Building AI-Ready Data Infrastructure: Best Practices for Enterprise ETL/ELT Pipeline Design, Data Quality, and Cloud Data Warehouse Architecture

Abstract:

Research consistently shows that 60–80% of AI project time is spent on data preparation rather than model development, and that data quality issues are the leading cause of AI initiative failure. Yet enterprise data infrastructure — the ETL/ELT pipelines, cloud data warehouses, and governance frameworks that underpin all AI programs — remains poorly designed and difficult to maintain in a majority of organizations.
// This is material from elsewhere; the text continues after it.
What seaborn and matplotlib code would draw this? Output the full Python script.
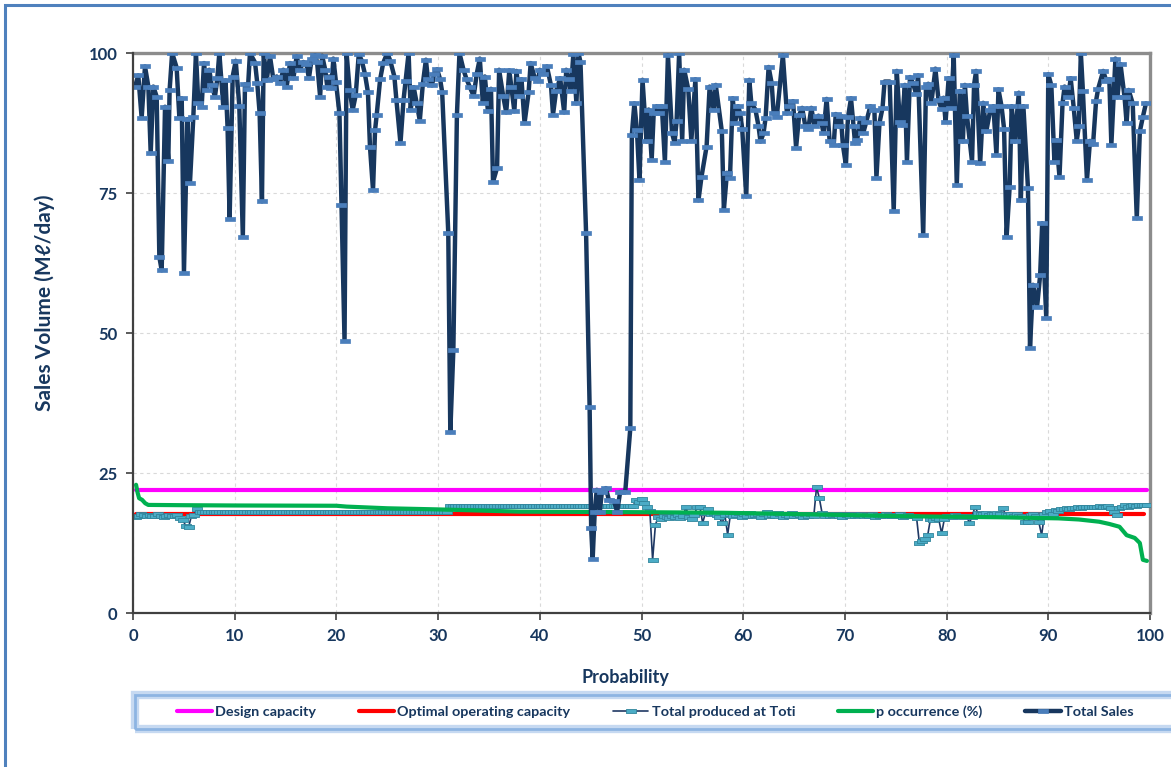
import numpy as np
import pandas as pd
import matplotlib.pyplot as plt
import seaborn as sns
from matplotlib.patches import Rectangle

NAVY = "#17375E"

# Total Sales (probability %, Ml/day)
sales_prob = [
    0.2, 0.52, 0.85, 1.18, 1.51, 1.74, 2.0, 2.33, 2.59, 2.82,
    3.15, 3.47, 3.6, 3.85, 4.29, 4.56, 4.79, 5.01, 5.34, 5.6,
    5.93, 6.19, 6.42, 6.75, 6.98, 7.24, 7.5, 7.73, 8.06, 8.29,
    8.49, 8.88, 9.1, 9.3, 9.5, 9.8, 10.1, 10.45, 10.8, 11.01,
    11.3, 11.5, 12.0, 12.22, 12.45, 12.68, 12.85, 13.14, 13.47, 13.8,
    14.13, 14.45, 14.78, 15.11, 15.44, 15.77, 16.09, 16.42, 16.75, 17.05,
    17.3, 17.57, 17.9, 18.1, 18.4, 18.6, 18.9, 19.1, 19.3, 19.5,
    19.7, 19.96, 20.3, 20.5, 20.8, 21.0, 21.3, 21.6, 21.9, 22.2,
    22.5, 22.8, 23.1, 23.3, 23.6, 23.8, 23.96, 24.3, 24.6, 25.0,
    25.3, 25.7, 25.9, 26.3, 26.6, 26.8, 27.1, 27.3, 27.6, 27.9,
    28.2, 28.5, 28.8, 29.0, 29.4, 29.6, 29.9, 30.2, 30.4, 31.0,
    31.2, 31.5, 31.85, 32.1, 32.5, 32.8, 33.1, 33.5, 33.8, 34.1,
    34.4, 34.6, 34.9, 35.2, 35.4, 35.8, 36.0, 36.4, 36.7, 37.0,
    37.2, 37.5, 37.7, 38.0, 38.2, 38.5, 38.9, 39.1, 39.5, 39.8,
    40.0, 40.3, 40.7, 41.1, 41.3, 41.6, 42.0, 42.4, 42.6, 42.85,
    43.05, 43.3, 43.6, 43.8, 44.0, 44.55, 44.9, 45.05, 45.2, 45.4,
    45.6, 45.9, 46.1, 46.5, 46.8, 47.3, 47.6, 47.9, 48.4, 48.9,
    49.05, 49.3, 49.55, 49.8, 50.1, 50.5, 50.7, 51.0, 51.2, 51.5,
    51.7, 52.0, 52.3, 52.6, 53.0, 53.25, 53.45, 53.7, 54.0, 54.2,
    54.6, 54.9, 55.3, 55.6, 55.9, 56.4, 56.7, 57.1, 57.3, 57.9,
    58.1, 58.4, 58.7, 58.97, 59.2, 59.5, 59.7, 59.9, 60.3, 60.6,
    60.8, 61.2, 61.5, 61.7, 62.0, 62.2, 62.5, 62.8, 63.0, 63.3,
    63.9, 64.3, 64.5, 64.9, 65.2, 65.5, 65.8, 66.1, 66.4, 66.7,
    67.0, 67.4, 67.7, 67.9, 68.2, 68.5, 68.9, 69.1, 69.4, 69.6,
    69.8, 70.1, 70.3, 70.6, 70.85, 71.0, 71.2, 71.5, 71.8, 72.1,
    72.5, 72.9, 73.1, 73.4, 73.7, 73.9, 74.4, 74.8, 75.1, 75.4,
    75.6, 75.9, 76.1, 76.4, 76.7, 77.0, 77.2, 77.7, 77.97, 78.2,
    78.5, 78.9, 79.2, 79.5, 79.7, 79.9, 80.2, 80.45, 80.7, 81.0,
    81.3, 81.6, 81.8, 82.0, 82.5, 82.7, 82.9, 83.3, 83.6, 83.9,
    84.3, 84.6, 84.9, 85.1, 85.4, 85.65, 85.9, 86.2, 86.4, 86.7,
    87.1, 87.3, 87.55, 88.0, 88.2, 88.5, 88.9, 89.2, 89.4, 89.8,
    90.0, 90.3, 90.6, 90.8, 91.1, 91.4, 91.6, 91.97, 92.2, 92.5,
    92.8, 93.0, 93.2, 93.4, 93.8, 94.1, 94.4, 94.7, 94.9, 95.4,
    95.7, 96.0, 96.2, 96.6, 96.8, 97.1, 97.5, 97.7, 97.9, 98.3,
    98.7, 99.0, 99.3, 99.6,
]
sales_mld = [
    94.0, 96.0, 88.4, 97.6, 94.0, 82.1, 94.0, 92.2, 63.6, 61.2,
    90.4, 80.7, 93.4, 100, 97.4, 88.4, 91.9, 60.8, 88.2, 76.8,
    88.5, 100, 91.1, 90.4, 98.2, 93.4, 97.0, 94.3, 92.2, 95.5,
    100, 90.4, 95.1, 86.6, 70.4, 95.8, 98.6, 90.6, 67.2, 94.4,
    93.6, 100, 98.3, 94.6, 89.3, 73.5, 100, 95.1, 99.4, 95.3,
    95.8, 94.6, 97.0, 94.0, 98.2, 95.5, 99.4, 97.0, 98.4, 98.0,
    95.5, 99.0, 99.6, 98.4, 92.2, 99.5, 97.0, 94.0, 95.8, 93.7,
    99.0, 94.8, 89.2, 72.9, 48.6, 100, 93.4, 89.8, 92.5, 99.8,
    98.6, 96.3, 93.0, 83.3, 75.5, 86.2, 88.9, 95.3, 98.2, 100,
    98.6, 95.8, 91.6, 83.9, 91.6, 95.0, 100, 89.8, 93.9, 91.0,
    87.9, 94.5, 98.8, 95.3, 94.2, 96.3, 97.1, 95.3, 93.0, 67.9,
    32.3, 47.0, 88.9, 100, 97.0, 95.3, 94.0, 92.3, 96.3, 99.0,
    91.1, 95.8, 89.6, 93.6, 77.0, 79.5, 97.0, 92.3, 89.4, 96.9,
    94.0, 89.6, 96.8, 92.3, 95.3, 87.5, 93.0, 98.2, 95.5, 95.0,
    97.0, 96.3, 97.6, 94.2, 89.0, 93.2, 95.5, 89.4, 97.0, 95.3,
    93.2, 99.8, 91.0, 100, 98.4, 67.9, 36.7, 15.2, 9.7, 18.1,
    22.0, 18.1, 21.6, 22.3, 20.1, 20.0, 18.1, 21.6, 21.6, 33.0,
    85.4, 91.0, 86.2, 77.3, 95.2, 84.2, 89.9, 80.9, 89.3, 90.5,
    89.3, 90.5, 80.6, 99.6, 85.7, 84.0, 87.8, 100, 84.3, 97.0,
    93.5, 84.3, 95.3, 73.7, 77.9, 83.3, 94.0, 89.9, 94.3, 86.0,
    72.0, 78.6, 77.7, 91.9, 87.5, 90.5, 89.2, 86.5, 74.4, 95.2,
    91.0, 89.9, 87.0, 84.2, 85.7, 88.4, 97.5, 94.6, 89.2, 88.6,
    99.6, 89.2, 90.5, 91.4, 83.1, 88.9, 90.2, 87.0, 86.5, 90.2,
    87.0, 88.8, 87.5, 85.7, 91.8, 84.2, 83.6, 89.1, 86.9, 88.8,
    83.6, 80.0, 88.5, 91.9, 86.9, 83.9, 84.4, 88.4, 85.7, 87.7,
    90.5, 89.9, 77.7, 87.5, 90.2, 94.9, 94.9, 71.8, 96.8, 87.7,
    87.1, 94.3, 80.6, 95.7, 94.6, 92.7, 96.0, 67.5, 93.9, 94.5,
    91.1, 97.2, 91.6, 90.0, 92.0, 87.7, 95.5, 90.2, 99.6, 76.4,
    93.2, 84.2, 94.3, 88.8, 80.6, 94.3, 96.8, 80.3, 91.1, 86.0,
    89.9, 90.5, 81.8, 93.5, 90.5, 86.5, 67.2, 76.1, 90.5, 84.2,
    92.9, 73.7, 90.5, 75.9, 47.4, 58.6, 54.7, 60.4, 69.6, 52.7,
    96.2, 94.2, 80.6, 84.4, 77.9, 91.0, 94.0, 92.2, 95.5, 90.2,
    84.3, 87.0, 100, 93.3, 77.3, 84.3, 83.7, 91.5, 93.6, 96.8,
    95.0, 95.3, 83.6, 99.0, 92.1, 98.0, 92.1, 87.5, 93.4, 91.0,
    70.5, 86.0, 88.6, 91.0,
]

# Total produced at Toti, one value per day (ranked)
toti_mld = (
    [17.2, 17.4, 17.6, 17.5, 17.3, 17.5, 17.4, 17.3, 17.6, 17.4, 17.2, 17.3,
     17.5, 17.4, 17.3, 17.5, 17.0, 16.6, 15.5, 15.3, 17.3, 17.5, 18.5]
    + [18.1] * 90
    + [19.1] * 67
    + [20.2, 19.8, 20.3, 19.6, 18.9, 18.3, 9.5, 15.7, 17.2, 16.8, 17.3, 17.2,
       16.9, 17.4, 17.1, 17.5, 17.0, 17.3, 18.9, 17.1, 16.8, 17.5, 18.9, 19.0,
       16.1, 17.8, 18.5, 17.6, 17.9, 17.5, 17.2, 16.0, 17.5, 14.0, 17.6, 17.3]
    + [17.5, 17.8, 17.2, 17.6, 17.4, 17.9, 17.3, 17.5, 17.7, 17.2, 17.6, 18.0,
       17.4, 17.5, 17.3, 17.8, 17.6, 17.2, 17.5, 17.4, 17.9, 17.3, 17.6, 17.5,
       17.2, 17.7, 17.4, 17.6, 17.3]
    + [22.5, 20.5]
    + [17.8, 17.4, 17.6, 17.3, 17.5, 17.7, 17.4, 17.2, 17.6, 17.5, 17.3, 17.6,
       17.4, 17.5, 17.7, 17.3, 17.5, 17.4, 17.6, 17.2, 17.5, 17.4, 17.3, 17.6,
       17.5, 17.4, 17.3, 17.5, 17.6, 17.2, 17.4, 17.5, 17.3, 17.4]
    + [17.0, 12.5, 12.8, 13.2, 13.9, 16.8, 16.6, 17.0, 16.7, 14.2, 16.8, 17.3]
    + [17.4, 17.2, 17.5, 17.3, 17.4, 17.2, 17.3, 16.1, 17.2, 19.0, 17.9]
    + [17.7, 17.6, 17.8, 17.5, 17.7, 17.6, 17.8, 17.7, 18.7, 17.6]
    + [17.5, 17.7, 17.4, 17.6, 17.3, 17.4, 16.3, 16.2, 17.5, 17.7, 17.4, 16.2,
       13.9, 17.6, 18.1, 18.3, 17.6, 18.4, 18.3, 18.6, 18.5]
    + [18.7, 18.6, 18.8, 18.7, 18.9, 18.8, 18.9, 19.0, 18.9, 19.0, 18.9, 19.0,
       19.1, 18.9, 19.0, 19.1, 18.8, 18.0, 17.5, 18.7, 19.0, 19.2, 18.9, 19.1,
       19.2, 19.1, 19.2, 19.3, 19.2, 19.3]
)

# p occurrence (%) duration curve
occ_prob = [0.3, 0.45, 0.6, 0.9, 1.2, 1.5, 5, 10, 20, 21, 25, 30, 38, 50,
            58, 70, 75, 80, 85, 88, 91, 93, 95, 96, 97, 97.7, 98.5, 99.0,
            99.3, 99.7]
occ_value = [22.9, 21.5, 20.5, 20.2, 19.6, 19.3, 19.25, 19.2, 19.15, 19.0,
             18.7, 18.5, 18.1, 18.0, 17.9, 17.5, 17.3, 17.2, 17.1, 17.0,
             16.9, 16.7, 16.3, 15.9, 15.4, 13.9, 13.4, 12.5, 9.5, 9.3]

design_prob = [0.3, 99.7]
design_value = [22.0, 22.0]
optimal_prob = [0.3, 99.4]
optimal_value = [17.6, 17.6]

n_days = len(toti_mld)
toti_prob = 100.0 * np.arange(1, n_days + 1) / (n_days + 1)

sns.set_theme(style="whitegrid")
plt.rcParams.update({
    "font.family": ["Lato", "DejaVu Sans"],
    "axes.facecolor": "white",
})

# short horizontal bar marker, as in the spreadsheet chart
dash = [(-2.0, -0.8), (2.0, -0.8), (2.0, 0.8), (-2.0, 0.8), (-2.0, -0.8)]

fig = plt.figure(figsize=(11.71, 7.67), dpi=100)
ax = fig.add_axes([133 / 1171, 1 - 613 / 767, 1017 / 1171, 560 / 767])

sns.lineplot(x=design_prob, y=design_value, ax=ax, color="#FF00FF", lw=3,
             estimator=None, label="Design capacity", zorder=2)
sns.lineplot(x=optimal_prob, y=optimal_value, ax=ax, color="#FF0000", lw=3,
             estimator=None, label="Optimal operating capacity", zorder=2)
sns.lineplot(x=toti_prob, y=toti_mld, ax=ax, color="#1F3864", lw=1.2,
             estimator=None, marker=dash, ms=7.2, mfc="#4BACC6", mec="#31859C",
             mew=0.6, label="Total produced at Toti", zorder=3)
sns.lineplot(x=occ_prob, y=occ_value, ax=ax, color="#00B050", lw=3,
             estimator=None, label="p occurrence (%)", zorder=4)
sns.lineplot(x=sales_prob, y=sales_mld, ax=ax, color=NAVY, lw=3.2,
             estimator=None, marker=dash, ms=7.5, mfc="#4A7EBB", mec="#4A7EBB",
             mew=0.5, label="Total Sales", zorder=5)

ax.set_xlim(0, 100)
ax.set_ylim(0, 100)
ax.set_xticks(range(0, 101, 10))
ax.set_yticks([0, 25, 50, 75, 100])
ax.grid(True, color="#D9D9D9", linestyle=(0, (3, 3)), lw=0.8)
ax.set_axisbelow(True)

for side in ["top", "right"]:
    ax.spines[side].set_color("#8C8C8C")
    ax.spines[side].set_linewidth(2.4)
for side in ["left", "bottom"]:
    ax.spines[side].set_color("#404040")
    ax.spines[side].set_linewidth(1.6)
    ax.spines[side].set_zorder(6)

ax.tick_params(axis="both", which="major", bottom=True, left=True,
               direction="out", length=5, width=1.2, color="#404040",
               labelsize=12, labelcolor=NAVY, pad=6)
for lbl in ax.get_xticklabels() + ax.get_yticklabels():
    lbl.set_fontweight("bold")

ax.set_xlabel("Probability", fontsize=13, fontweight="bold", color=NAVY)
ax.xaxis.set_label_coords(0.484, -0.116)
ax.xaxis.label.set_va("center")
ax.set_ylabel("Sales Volume (M\u2113/day)", fontsize=15, fontweight="bold", color=NAVY)
ax.yaxis.set_label_coords(-0.0865, 0.554)
ax.yaxis.label.set_va("center")

handles, labels = ax.get_legend_handles_labels()
ax.get_legend().remove()

# chart border and legend box
fig.patches.append(Rectangle((5 / 1171, -0.1), 1.2, 1.1 - 5 / 767, fill=False,
                             edgecolor="#4F81BD", lw=2.2, transform=fig.transFigure))
box = (135 / 1171, 1 - 729 / 767, 1.1, 34 / 767)
fig.patches.append(Rectangle(box[:2], box[2], box[3], fill=False,
                             edgecolor="#C6D9F1", lw=6, transform=fig.transFigure))
fig.patches.append(Rectangle(box[:2], box[2], box[3], fill=False,
                             edgecolor="#8DB4E2", lw=2, transform=fig.transFigure))

fig.legend(handles, labels, ncol=5, loc="center",
           bbox_to_anchor=(655 / 1171, 1 - 712 / 767), frameon=False,
           prop={"weight": "bold", "size": 10.4}, labelcolor=NAVY,
           handlelength=2.45, handletextpad=0.22, columnspacing=2.95,
           numpoints=1)

fig.savefig("out.png", dpi=100)
plt.close(fig)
Drawing on 12 years of enterprise data engineering practice across Fortune 500 organizations, this talk presents five evidence-based best practices for building AI-ready data infrastructure: (1) modular pipeline architectural design using staging layer and incremental load patterns; (2) layered data quality enforcement with schema validation, rejection routing, and idempotent load strategies; (3) reusable, parameterized job architecture frameworks that accelerate delivery by 40–60%; (4) source-specific bulk load optimization for Oracle-to-Redshift and SQL Server-to-Snowflake migrations; and (5) operational observability through centralized execution metrics, SLA monitoring, and data lineage tracking.

Attendees will leave with a concrete, phased implementation roadmap for evaluating and improving their own data infrastructure — and a clear understanding of the engineering practices that separate organizations successfully running AI in production from those still struggling to get reliable data to their models.

Profile:

Rajesh Kumar is a Senior Data Architect and Talend Lead with over 12 years of enterprise experience designing and optimizing data integration infrastructure for Fortune 500 organizations across financial services, healthcare, media, and technology sectors. Based in Atlanta, Georgia, he specializes in ETL/ELT pipeline engineering, logical and physical data modeling, cloud data warehouse architecture, and enterprise data governance using Talend, Snowflake, AWS Redshift, and GCP BigQuery.

He is recognized for his expertise in modular pipeline architecture, reusable Talend job framework design, and bulk load migration strategies for high-volume Oracle, SQL Server, and cloud data warehouse environments. His work has delivered measurable organizational impact including multi-million dollar cost savings and large-scale platform migrations delivered ahead of schedule. He holds Talend Certified Developer (V7.3) and Microsoft Azure AI Fundamentals (AI-900) certifications.